A Wellington resident has been caught on camera showing off her adoration of director general of health Ashley Bloomfield.
Journalists returning to the Ministry of Health for today's 1pm briefing were treated to a sign of the fondness in which Bloomfield is held by many, as a hand towel with his face on it could be seen just outside the window of the press briefing room.
Herald reporter Jason Walls shared the scene on Twitter and revealed that Bloomfield knew all about it.
"I spoke to Bloomfield while walking back to Parliament - he was aware of it. It was a 'lovely lady' who keeps it hanging 24/7 every day of the week."
The towels, sold by Wellington boutique St Fabiola, became a hit earlier this year, during our first lockdown.
The boutique's owner, Kirsten Sutherland, had the idea for the towels and after showing them to family, realised she had a struck a nerve when her family wanted to share the idea with their friends.
Sutherland said she was an early fan of Bloomfield, whose reassuring performance in the daily media briefings has won him legions of supporters.
"I don't have a girl crush on him but I love how he makes us feel looked after," Sutherland told the Herald in April, though she did admit that Bloomfield has "nerd appeal".
"I hope he's not too creeped out about it," Sutherland added, saying that Bloomfield "deserves every bit of attention he gets".
That positive attention was in stark contrast to the reception waiting for Bloomfield inside the press briefing, where the health chief was hit with tough questions about holes in testing at our borders.
Last week Prime Minister Jacinda Ardern gave assurances that border-facing frontline staff were being tested regularly.
"If you work in our primary quarantine (the Jet Park), you are tested weekly. If you work outside of that, it's a slightly longer rotation but still frequent," she said on Thursday.
But that had not been happening, for which Health Minister Chris Hipkins has already accepted responsibility.
Asked about her comments last week and who had misled her, Ardern said she would have to check who had compiled the information.
But she said it was unfair to assume Bloomfield had misled her.
"When we ask as a Cabinet for something to happen, we expect it to happen. That has not met our expectations," Ardern said.

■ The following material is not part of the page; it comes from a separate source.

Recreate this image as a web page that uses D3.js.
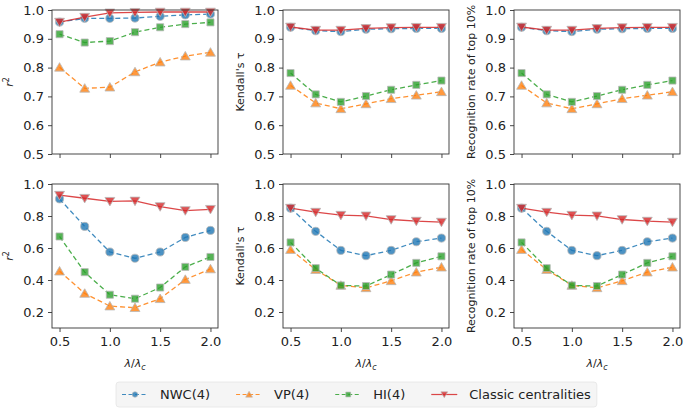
<!DOCTYPE html>
<html><head><meta charset="utf-8">
<script src="https://cdn.jsdelivr.net/npm/d3@7"></script>
<style>
body{margin:0;background:#fff;}
svg{font-family:"DejaVu Sans",sans-serif;}
</style></head>
<body><svg id="chart" width="685" height="409"></svg>
<script>
// ---- data ----
const xValues = [0.5, 0.75, 1.0, 1.25, 1.5, 1.75, 2.0];
const xTicks = [0.5, 1.0, 1.5, 2.0];
const yTicksTop = [0.5, 0.6, 0.7, 0.8, 0.9, 1.0];
const yTicksBottom = [0.2, 0.4, 0.6, 0.8, 1.0];
const seriesNames = ["NWC(4)", "VP(4)", "HI(4)", "Classic centralities"];
const yLabels = ["r²", "Kendall's τ", "Recognition rate of top 10%"];

// top row
const topR2_NWC     = [0.958, 0.971, 0.971, 0.972, 0.978, 0.983, 0.986];
const topR2_VP      = [0.801, 0.728, 0.732, 0.785, 0.819, 0.840, 0.853];
const topR2_HI      = [0.916, 0.887, 0.892, 0.923, 0.940, 0.951, 0.957];
const topR2_Classic = [0.958, 0.975, 0.990, 0.992, 0.993, 0.993, 0.993];

const topTau_NWC     = [0.940, 0.928, 0.925, 0.933, 0.935, 0.936, 0.936];
const topTau_VP      = [0.738, 0.677, 0.657, 0.674, 0.692, 0.704, 0.716];
const topTau_HI      = [0.781, 0.707, 0.681, 0.701, 0.723, 0.740, 0.755];
const topTau_Classic = [0.941, 0.930, 0.930, 0.936, 0.939, 0.940, 0.940];

const topRec_NWC     = [0.940, 0.928, 0.925, 0.933, 0.935, 0.936, 0.936];
const topRec_VP      = [0.738, 0.677, 0.657, 0.674, 0.692, 0.704, 0.716];
const topRec_HI      = [0.781, 0.707, 0.681, 0.701, 0.723, 0.740, 0.755];
const topRec_Classic = [0.941, 0.930, 0.930, 0.936, 0.939, 0.940, 0.940];

// bottom row
const botR2_NWC     = [0.907, 0.735, 0.575, 0.536, 0.575, 0.666, 0.710];
const botR2_VP      = [0.455, 0.316, 0.237, 0.227, 0.283, 0.403, 0.469];
const botR2_HI      = [0.672, 0.449, 0.308, 0.283, 0.353, 0.482, 0.544];
const botR2_Classic = [0.930, 0.911, 0.892, 0.894, 0.859, 0.834, 0.842];

const botTau_NWC     = [0.849, 0.704, 0.585, 0.552, 0.585, 0.639, 0.662];
const botTau_VP      = [0.590, 0.465, 0.366, 0.351, 0.395, 0.449, 0.480];
const botTau_HI      = [0.635, 0.474, 0.366, 0.362, 0.434, 0.507, 0.548];
const botTau_Classic = [0.849, 0.824, 0.805, 0.801, 0.778, 0.768, 0.762];

const botRec_NWC     = [0.849, 0.704, 0.585, 0.552, 0.585, 0.639, 0.662];
const botRec_VP      = [0.590, 0.465, 0.366, 0.351, 0.395, 0.449, 0.480];
const botRec_HI      = [0.635, 0.474, 0.366, 0.362, 0.434, 0.507, 0.548];
const botRec_Classic = [0.849, 0.824, 0.805, 0.801, 0.778, 0.768, 0.762];

// ---- styles ----
const colors = ["#1f77b4", "#ff7f0e", "#2ca02c", "#d62728"];
const symbols = [d3.symbolCircle, d3.symbolTriangle, d3.symbolSquare, d3.symbolTriangle];
const symSizes = [52, 42, 50, 42];
const legSizes = [24, 20, 24, 20];
const symRot = [0, 0, 0, 180];
const dashes = ["5,3", "5,3", "5,3", null];

const panels = [
  {row:0, col:0, data:[topR2_NWC, topR2_VP, topR2_HI, topR2_Classic]},
  {row:0, col:1, data:[topTau_NWC, topTau_VP, topTau_HI, topTau_Classic]},
  {row:0, col:2, data:[topRec_NWC, topRec_VP, topRec_HI, topRec_Classic]},
  {row:1, col:0, data:[botR2_NWC, botR2_VP, botR2_HI, botR2_Classic]},
  {row:1, col:1, data:[botTau_NWC, botTau_VP, botTau_HI, botTau_Classic]},
  {row:1, col:2, data:[botRec_NWC, botRec_VP, botRec_HI, botRec_Classic]},
];

const svg = d3.select("#chart");
const lefts = [52, 283, 514];
const tops = [10, 184];
const W = 166, H = 144;
const axisColor = "#333";

panels.forEach(p => {
  const x0 = lefts[p.col], y0 = tops[p.row];
  const g = svg.append("g").attr("transform", `translate(${x0},${y0})`);
  const x = d3.scaleLinear().domain([0.425, 2.075]).range([0, W]);
  const y = d3.scaleLinear().domain(p.row === 0 ? [0.5, 1.0] : [0.1, 1.0]).range([H, 0]);

  // series
  p.data.forEach((vals, si) => {
    const pts = xValues.map((xv, i) => [xv, vals[i]]);
    const line = d3.line().x(d => x(d[0])).y(d => y(d[1]));
    const path = g.append("path").attr("d", line(pts))
      .attr("fill", "none").attr("stroke", colors[si])
      .attr("stroke-width", 1.3).attr("stroke-opacity", 0.85);
    if (dashes[si]) path.attr("stroke-dasharray", dashes[si]);
    const sym = d3.symbol().type(symbols[si]).size(symSizes[si]);
    g.selectAll(null).data(pts).enter().append("path")
      .attr("d", sym)
      .attr("transform", d => `translate(${x(d[0])},${y(d[1]) + (si===1 ? 1 : si===3 ? -1 : 0)}) rotate(${symRot[si]})`)
      .attr("fill", colors[si]).attr("fill-opacity", 0.8)
      .attr("stroke", "#b8b8b8").attr("stroke-width", 1).attr("stroke-opacity", 0.8);
  });

  // axes
  const xAxis = d3.axisBottom(x).tickValues(xTicks).tickSizeOuter(0).tickSize(4).tickPadding(5)
    .tickFormat(p.row === 1 ? d3.format(".1f") : () => "");
  const yAxis = d3.axisLeft(y).tickValues(p.row === 0 ? yTicksTop : yTicksBottom)
    .tickSizeOuter(0).tickSize(4).tickPadding(4).tickFormat(d3.format(".1f"));
  const gx = g.append("g").attr("transform", `translate(0,${H})`).call(xAxis);
  const gy = g.append("g").call(yAxis);
  [gx, gy].forEach(a => {
    a.select(".domain").remove();
    a.selectAll("line").attr("stroke", axisColor).attr("stroke-width", 0.9);
    a.selectAll("text").attr("fill", "#222").style("font-size", "13px").style("font-family", "DejaVu Sans");
  });
  // frame
  g.append("rect").attr("x", 0).attr("y", 0).attr("width", W).attr("height", H)
    .attr("fill", "none").attr("stroke", axisColor).attr("stroke-width", 0.9);

  // y label
  const yl = g.append("text")
    .attr("transform", `translate(${-42},${H/2}) rotate(-90)`)
    .attr("text-anchor", "middle").attr("dominant-baseline", "middle")
    .style("font-size", "11px").attr("fill", "#222");
  if (p.col === 0) {
    yl.append("tspan").style("font-style", "italic").text("r");
    yl.append("tspan").attr("dy", -4).style("font-size", "8px").text("2");
  } else {
    yl.text(yLabels[p.col]);
  }

  // x label
  if (p.row === 1) {
    const xl = g.append("text").attr("x", W/2).attr("y", H + 39)
      .attr("text-anchor", "middle").style("font-size", "11px").attr("fill", "#222");
    xl.append("tspan").style("font-style", "italic").text("λ");
    xl.append("tspan").text("/");
    xl.append("tspan").style("font-style", "italic").text("λ");
    xl.append("tspan").style("font-style", "italic").style("font-size", "8px").attr("dy", 2.5).text("c");
  }
});

// legend
const leg = svg.append("g");
const legBox = leg.append("rect").attr("y", 382).attr("height", 25).attr("rx", 3)
  .attr("fill", "#f5f5f5").attr("stroke", "#e4e4e4").attr("stroke-width", 0.8);
let cx = 122;
const ly = 394.5;
seriesNames.forEach((name, si) => {
  const ln = leg.append("line").attr("x1", cx).attr("x2", cx + 26).attr("y1", ly).attr("y2", ly)
    .attr("stroke", colors[si]).attr("stroke-width", 1.2).attr("stroke-opacity", 0.85);
  if (dashes[si]) ln.attr("stroke-dasharray", "4,2.5");
  leg.append("path").attr("d", d3.symbol().type(symbols[si]).size(legSizes[si]))
    .attr("transform", `translate(${cx + 13},${ly + (si===1?0.7:si===3?-0.7:0)}) rotate(${symRot[si]})`)
    .attr("fill", colors[si]).attr("fill-opacity", 0.8)
    .attr("stroke", "#b8b8b8").attr("stroke-width", 0.8).attr("stroke-opacity", 0.8);
  const t = leg.append("text").attr("x", cx + 26 + 12).attr("y", ly)
    .attr("dominant-baseline", "central").style("font-size", "13px").attr("fill", "#222").text(name);
  const w = t.node().getComputedTextLength();
  cx = cx + 26 + 12 + w + 26;
});
legBox.attr("x", 116).attr("width", cx - 26 + 6 - 116);
</script>
</body></html>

But today Bloomfield said no one had been misled and he had communicated frequently with ministers about testing border-facing workers.
"I was checking every single day. There was clearly a dissonance between what the Prime Minister thought was happening and what was happening on the ground."
He said testing was being rolled out for staff at managed isolation and quarantine facilities.
"We were increasing the frequency of that testing."
He didn't know when testing of workers at the Jet Park had started, but it was in the process of being moved to weekly testing.